Fitch: Rising energy prices may contribute to economic growth in Azerbaijan
"The increase in oil and gas prices will have a positive impact on Azerbaijan's external and public finances, potentially contributing to accelerated economic growth in 2026."
As reported by APA-Economics, this was stated in a report by the international rating agency Fitch Ratings.
The report notes that the rise in hydrocarbon prices amid the war in the Middle East will strengthen Azerbaijan's twin surpluses. According to the agency's baseline scenario, in 2026, the current account surplus will remain at 4.5% of GDP, while the consolidated budget surplus will reach 2.1% of GDP, despite the expected decline in the profitability of the State Oil Fund's assets.
Analysts expect economic growth to accelerate again in 2026.
According to Fitch Ratings' estimates, the share of the non-oil sector in the economy remains volatile and largely dependent on oil prices. This indicator has decreased by 9 percentage points from its peak of 63.5% in 2015, amid oil prices reaching a 14-year high in 2022.

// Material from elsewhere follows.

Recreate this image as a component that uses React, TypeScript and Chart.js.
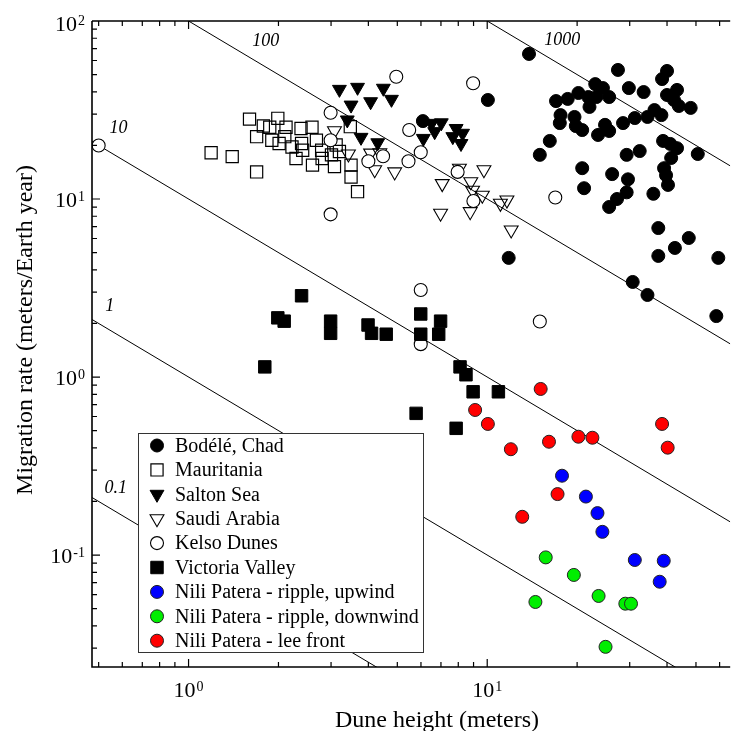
import { useEffect, useRef } from 'react';
import { Chart, registerables } from 'chart.js';
import { drawPoint } from 'chart.js/helpers';

Chart.register(...registerables);

const SERIF = '"Liberation Serif", "Times New Roman", serif';

// Dune height (m) and migration rate (m / Earth year) per site
const bodeleX = [13.8, 10.05, 11.8, 6.09, 27.4, 29.8, 33.4, 38.5, 40.0, 40.0, 42.2, 43.8, 48.0, 43.2, 17.0, 18.6, 20.2, 21.8, 23.0, 24.4, 23.2, 25.6, 17.6, 17.5, 19.6, 19.8, 20.8, 22.0, 23.5, 24.8, 25.6, 28.5, 31.2, 34.4, 36.3, 38.3, 16.2, 15.0, 20.8, 21.1, 26.2, 29.3, 32.4, 29.6, 29.3, 27.2, 25.6, 36.0, 38.8, 41.0, 43.2, 41.3, 50.7, 39.1, 39.7, 40.3, 37.4, 42.5, 47.3, 37.4, 59.4, 30.7, 34.4, 58.5];
const bodeleY = [65.3, 36.0, 4.67, 27.4, 53.1, 42.0, 39.9, 47.2, 52.4, 38.4, 36.0, 33.3, 32.5, 41.0, 35.5, 36.5, 39.4, 37.4, 44.2, 42.0, 37.4, 37.4, 29.6, 26.7, 28.9, 25.7, 24.4, 32.9, 22.9, 26.1, 24.1, 26.7, 28.5, 28.9, 31.6, 29.6, 21.2, 17.7, 14.9, 11.5, 13.8, 17.7, 18.6, 12.9, 10.9, 10.0, 9.02, 10.7, 21.2, 20.4, 19.3, 17.0, 17.9, 14.9, 13.6, 12.0, 6.87, 5.31, 6.04, 4.79, 4.67, 3.42, 2.89, 2.20];

const mauritaniaX = [1.60, 1.69, 1.78, 1.90, 1.87, 1.99, 2.01, 2.10, 2.12, 2.38, 2.39, 2.41, 2.29, 2.59, 2.60, 2.79, 2.80, 3.08, 3.20, 3.48, 3.50, 3.50, 3.68, 1.19, 1.40, 1.69, 3.12, 2.68, 3.01, 2.22];
const mauritaniaY = [28.1, 22.4, 25.7, 21.4, 25.3, 28.4, 20.5, 22.4, 25.3, 24.9, 20.5, 18.8, 16.9, 25.3, 15.5, 18.8, 16.9, 15.2, 18.5, 25.5, 15.5, 13.3, 11.0, 18.2, 17.3, 14.2, 20.1, 21.4, 17.7, 19.6];

const saltonX = [3.20, 3.68, 4.49, 3.50, 4.07, 4.78, 3.40, 3.78, 4.30, 6.51, 7.02, 6.67, 6.11, 7.87, 8.17, 7.67, 8.27];
const saltonY = [41.3, 42.4, 41.9, 33.7, 35.2, 36.3, 27.8, 22.2, 20.7, 26.6, 26.8, 23.9, 21.9, 24.9, 20.5, 22.4, 23.4];

const saudiX = [3.08, 3.43, 4.07, 4.20, 4.90, 4.37, 7.07, 8.07, 9.75, 8.81, 8.93, 9.63, 6.98, 8.77, 11.07, 11.64, 12.03];
const saudiY = [24.2, 17.9, 18.1, 14.6, 14.2, 18.2, 12.2, 14.9, 14.6, 12.5, 11.2, 10.5, 8.32, 8.49, 9.46, 9.87, 6.70];

const kelsoX = [0.5, 4.96, 2.99, 2.99, 5.48, 4.00, 4.48, 5.45, 2.99, 8.97, 5.99, 7.96, 8.99, 16.9, 5.99, 15.0, 5.99];
const kelsoY = [20, 48.6, 30.5, 21.4, 24.4, 16.3, 17.4, 16.3, 8.2, 44.7, 18.3, 14.2, 9.75, 10.2, 3.08, 2.05, 1.53];

const victoriaX = [2.39, 1.99, 2.09, 2.99, 2.99, 3.99, 4.10, 4.59, 5.99, 5.99, 6.98, 6.88, 1.80, 8.11, 8.49, 8.97, 10.9, 5.78, 7.87];
const victoriaY = [2.86, 2.15, 2.06, 2.06, 1.76, 1.96, 1.76, 1.74, 2.26, 1.74, 2.06, 1.74, 1.14, 1.14, 1.03, 0.826, 0.826, 0.625, 0.515];

const upwindX = [17.8, 21.4, 23.4, 24.3, 31.2, 39.0, 37.8];
const upwindY = [0.279, 0.213, 0.172, 0.135, 0.0938, 0.0929, 0.0708];

const downwindX = [15.7, 19.5, 14.5, 23.6, 29.0, 30.3, 24.9];
const downwindY = [0.0970, 0.0773, 0.0545, 0.0589, 0.0533, 0.0533, 0.0305];

const leeX = [15.1, 9.11, 10.05, 12.0, 16.1, 20.2, 22.5, 38.5, 40.2, 17.2, 13.1];
const leeY = [0.857, 0.653, 0.545, 0.393, 0.433, 0.462, 0.456, 0.545, 0.401, 0.220, 0.164];

// Lines of constant sand flux (height x rate) and where their labels sit
const fluxLevels = [0.1, 1, 10, 100, 1000];
const fluxLabels = ['0.1', '1', '10', '100', '1000'];
const fluxLabelX = [0.570, 0.545, 0.583, 1.815, 17.83];
const fluxLabelY = [0.2366, 2.49, 24.9, 76.7, 78.2];

// Axis ranges and labelled decades
const X_MIN = 0.475;
const X_MAX = 65.1;
const Y_MIN = 0.0235;
const Y_MAX = 100;
const xDecades = [1, 10];
const yDecades = [0.1, 1, 10, 100];

const legendLabels = [
  'Bodélé, Chad',
  'Mauritania',
  'Salton Sea',
  'Saudi Arabia',
  'Kelso Dunes',
  'Victoria Valley',
  'Nili Patera - ripple, upwind',
  'Nili Patera - ripple, downwind',
  'Nili Patera - lee front',
];

const zip = (xs: number[], ys: number[]) => xs.map((x, i) => ({ x, y: ys[i] }));

type Marker = {
  pointStyle: string;
  radius: number;
  rotation: number;
  fill: string;
  stroke: string;
  borderWidth: number;
};

const markers: Marker[] = [
  { pointStyle: 'circle', radius: 6.5, rotation: 0, fill: '#000000', stroke: '#000000', borderWidth: 1 },
  { pointStyle: 'rect', radius: 8.6, rotation: 0, fill: 'rgba(0,0,0,0)', stroke: '#000000', borderWidth: 1.2 },
  { pointStyle: 'triangle', radius: 8, rotation: 180, fill: '#000000', stroke: '#000000', borderWidth: 1 },
  { pointStyle: 'triangle', radius: 8, rotation: 180, fill: 'rgba(0,0,0,0)', stroke: '#000000', borderWidth: 1.1 },
  { pointStyle: 'circle', radius: 6.5, rotation: 0, fill: '#ffffff', stroke: '#000000', borderWidth: 1.1 },
  { pointStyle: 'rect', radius: 8.8, rotation: 0, fill: '#000000', stroke: '#000000', borderWidth: 1 },
  { pointStyle: 'circle', radius: 6.5, rotation: 0, fill: '#0000ff', stroke: '#222222', borderWidth: 1 },
  { pointStyle: 'circle', radius: 6.5, rotation: 0, fill: '#00ee00', stroke: '#222222', borderWidth: 1 },
  { pointStyle: 'circle', radius: 6.5, rotation: 0, fill: '#ff0000', stroke: '#222222', borderWidth: 1 },
];

const seriesXs = [bodeleX, mauritaniaX, saltonX, saudiX, kelsoX, victoriaX, upwindX, downwindX, leeX];
const seriesYs = [bodeleY, mauritaniaY, saltonY, saudiY, kelsoY, victoriaY, upwindY, downwindY, leeY];

function drawPower(ctx: CanvasRenderingContext2D, exp: string, x: number, baseline: number, align: 'center' | 'right') {
  ctx.font = `22px ${SERIF}`;
  const wBase = ctx.measureText('10').width;
  ctx.font = `14px ${SERIF}`;
  const wExp = ctx.measureText(exp).width;
  const total = wBase + wExp + 1;
  const x0 = align === 'center' ? x - total / 2 : x - total;
  ctx.textAlign = 'left';
  ctx.textBaseline = 'alphabetic';
  ctx.fillStyle = '#000';
  ctx.font = `22px ${SERIF}`;
  ctx.fillText('10', x0, baseline);
  ctx.font = `14px ${SERIF}`;
  ctx.fillText(exp, x0 + wBase + 1, baseline - 6);
}

const decorations = {
  id: 'decorations',
  afterDatasetsDraw(chart: any) {
    const { ctx, scales } = chart;
    const xs = scales.x;
    const ys = scales.y;

    // flux line labels
    ctx.save();
    ctx.fillStyle = '#000';
    ctx.font = `italic 18px ${SERIF}`;
    ctx.textAlign = 'center';
    ctx.textBaseline = 'middle';
    fluxLabels.forEach((t, i) => {
      ctx.fillText(t, xs.getPixelForValue(fluxLabelX[i]), ys.getPixelForValue(fluxLabelY[i]));
    });
    ctx.restore();

    // legend box
    ctx.save();
    const bx = 138;
    const by = 433;
    const bw = 285;
    const bh = 219;
    ctx.fillStyle = '#ffffff';
    ctx.fillRect(bx, by, bw, bh);
    ctx.strokeStyle = '#333333';
    ctx.lineWidth = 1;
    ctx.strokeRect(bx + 0.5, by + 0.5, bw, bh);
    legendLabels.forEach((label, i) => {
      const cy = by + 12.5 + i * 24.4;
      const m = markers[i];
      ctx.fillStyle = m.fill;
      ctx.strokeStyle = m.stroke;
      ctx.lineWidth = m.borderWidth;
      drawPoint(ctx, { pointStyle: m.pointStyle as any, radius: m.radius, rotation: m.rotation, borderWidth: m.borderWidth }, 157, cy);
      ctx.fillStyle = '#000';
      ctx.font = `20px ${SERIF}`;
      ctx.textAlign = 'left';
      ctx.textBaseline = 'middle';
      ctx.fillText(label, 175, cy + 1);
    });
    ctx.restore();
  },
  afterDraw(chart: any) {
    const { ctx, scales, chartArea } = chart;
    const xs = scales.x;
    const ys = scales.y;
    const { left, right, top, bottom } = chartArea;
    ctx.save();
    ctx.strokeStyle = '#000';

    // frame
    ctx.lineWidth = 1.6;
    ctx.beginPath();
    ctx.moveTo(left, top);
    ctx.lineTo(right, top);
    ctx.moveTo(left, top);
    ctx.lineTo(left, bottom);
    ctx.lineTo(right, bottom);
    ctx.stroke();

    // inward log ticks on all visible sides
    ctx.lineWidth = 1.2;
    ctx.beginPath();
    for (const d of [0.1, 1, 10, 100]) {
      for (let k = 1; k <= 9; k++) {
        const v = k * d;
        if (v < X_MIN || v > X_MAX) continue;
        const p = xs.getPixelForValue(v);
        const len = k === 1 ? 8 : 5;
        ctx.moveTo(p, bottom);
        ctx.lineTo(p, bottom - len);
        ctx.moveTo(p, top);
        ctx.lineTo(p, top + len);
      }
    }
    for (const d of [0.01, 0.1, 1, 10]) {
      for (let k = 1; k <= 9; k++) {
        const v = k * d;
        if (v < Y_MIN || v > Y_MAX) continue;
        const p = ys.getPixelForValue(v);
        const len = k === 1 ? 8 : 5;
        ctx.moveTo(left, p);
        ctx.lineTo(left + len, p);
      }
    }
    ctx.stroke();

    // decade labels
    xDecades.forEach((v) => {
      drawPower(ctx, String(Math.round(Math.log10(v))), xs.getPixelForValue(v), 697, 'center');
    });
    yDecades.forEach((v) => {
      const p = ys.getPixelForValue(v);
      drawPower(ctx, String(Math.round(Math.log10(v))), 85, Math.max(p + 8, 31), 'right');
    });

    // axis titles
    ctx.fillStyle = '#000';
    ctx.font = `24px ${SERIF}`;
    ctx.textAlign = 'center';
    ctx.textBaseline = 'alphabetic';
    ctx.fillText('Dune height (meters)', 437, 727);
    ctx.translate(32, 330);
    ctx.rotate(-Math.PI / 2);
    ctx.fillText('Migration rate (meters/Earth year)', 0, 0);
    ctx.restore();
  },
};

export default function App() {
  const canvasRef = useRef<HTMLCanvasElement | null>(null);

  useEffect(() => {
    const canvas = canvasRef.current;
    if (!canvas) return;

    const fluxSets = fluxLevels.map((q) => ({
      type: 'line' as const,
      label: `flux ${q}`,
      data: [
        { x: X_MIN, y: q / X_MIN },
        { x: X_MAX, y: q / X_MAX },
      ],
      borderColor: '#000000',
      borderWidth: 1,
      pointRadius: 0,
      fill: false,
      tension: 0,
      clip: 0,
      order: 50,
    }));

    const pointSets = legendLabels.map((label, i) => {
      const m = markers[i];
      return {
        type: 'scatter' as const,
        label,
        data: zip(seriesXs[i], seriesYs[i]),
        pointStyle: m.pointStyle as any,
        pointRadius: m.radius,
        pointRotation: m.rotation,
        pointBackgroundColor: m.fill,
        pointBorderColor: m.stroke,
        pointBorderWidth: m.borderWidth,
        backgroundColor: m.fill,
        borderColor: m.stroke,
        showLine: false,
        order: 20 - i,
      };
    });

    const chart = new Chart(canvas, {
      type: 'scatter',
      data: { datasets: [...fluxSets, ...pointSets] as any },
      options: {
        responsive: false,
        animation: false,
        events: [],
        layout: { padding: { top: 21, right: 0, left: 0, bottom: 0 } },
        plugins: {
          legend: { display: false },
          tooltip: { enabled: false },
        },
        scales: {
          x: {
            type: 'logarithmic',
            min: X_MIN,
            max: X_MAX,
            grid: { display: false },
            border: { display: false },
            ticks: { display: false },
            afterFit: (s: any) => {
              s.height = 64;
            },
          },
          y: {
            type: 'logarithmic',
            min: Y_MIN,
            max: Y_MAX,
            grid: { display: false },
            border: { display: false },
            ticks: { display: false },
            afterFit: (s: any) => {
              s.width = 92;
            },
          },
        },
      },
      plugins: [decorations],
    });

    return () => chart.destroy();
  }, []);

  return (
    <div style={{ position: 'absolute', left: 0, top: 0, width: 740, height: 731, background: '#fff' }}>
      <canvas ref={canvasRef} width={740} height={731} style={{ display: 'block' }} />
    </div>
  );
}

The agency highlights the growing contribution of the services sector, particularly information and communication technologies and tourism. Both sectors added 0.2 percentage points each to economic growth in 2025.
Analysts emphasize that Azerbaijan's strategic geographical position, including in the Caspian Sea, has increased the country's importance as a transit hub within the Middle Corridor framework. Following the start of the war in Ukraine, the volume of overland cargo transportation has more than doubled, averaging 27% of service exports in 2022–2024, with their share in GDP rising to 2.3%.
Additionally, Fitch Ratings notes a significant increase in non-oil budget revenues, which accounted for about half of total revenues (13% of GDP) in 2022–2025.
According to the fiscal rule, by 2029, the non-oil sector deficit should be reduced below 13% of non-oil GDP. For comparison, in 2024, this figure stood at 20.4%. The report stresses that achieving this target requires further increases in non-oil revenues and strengthening the institutional framework, including tighter controls and the establishment of clear fiscal benchmarks.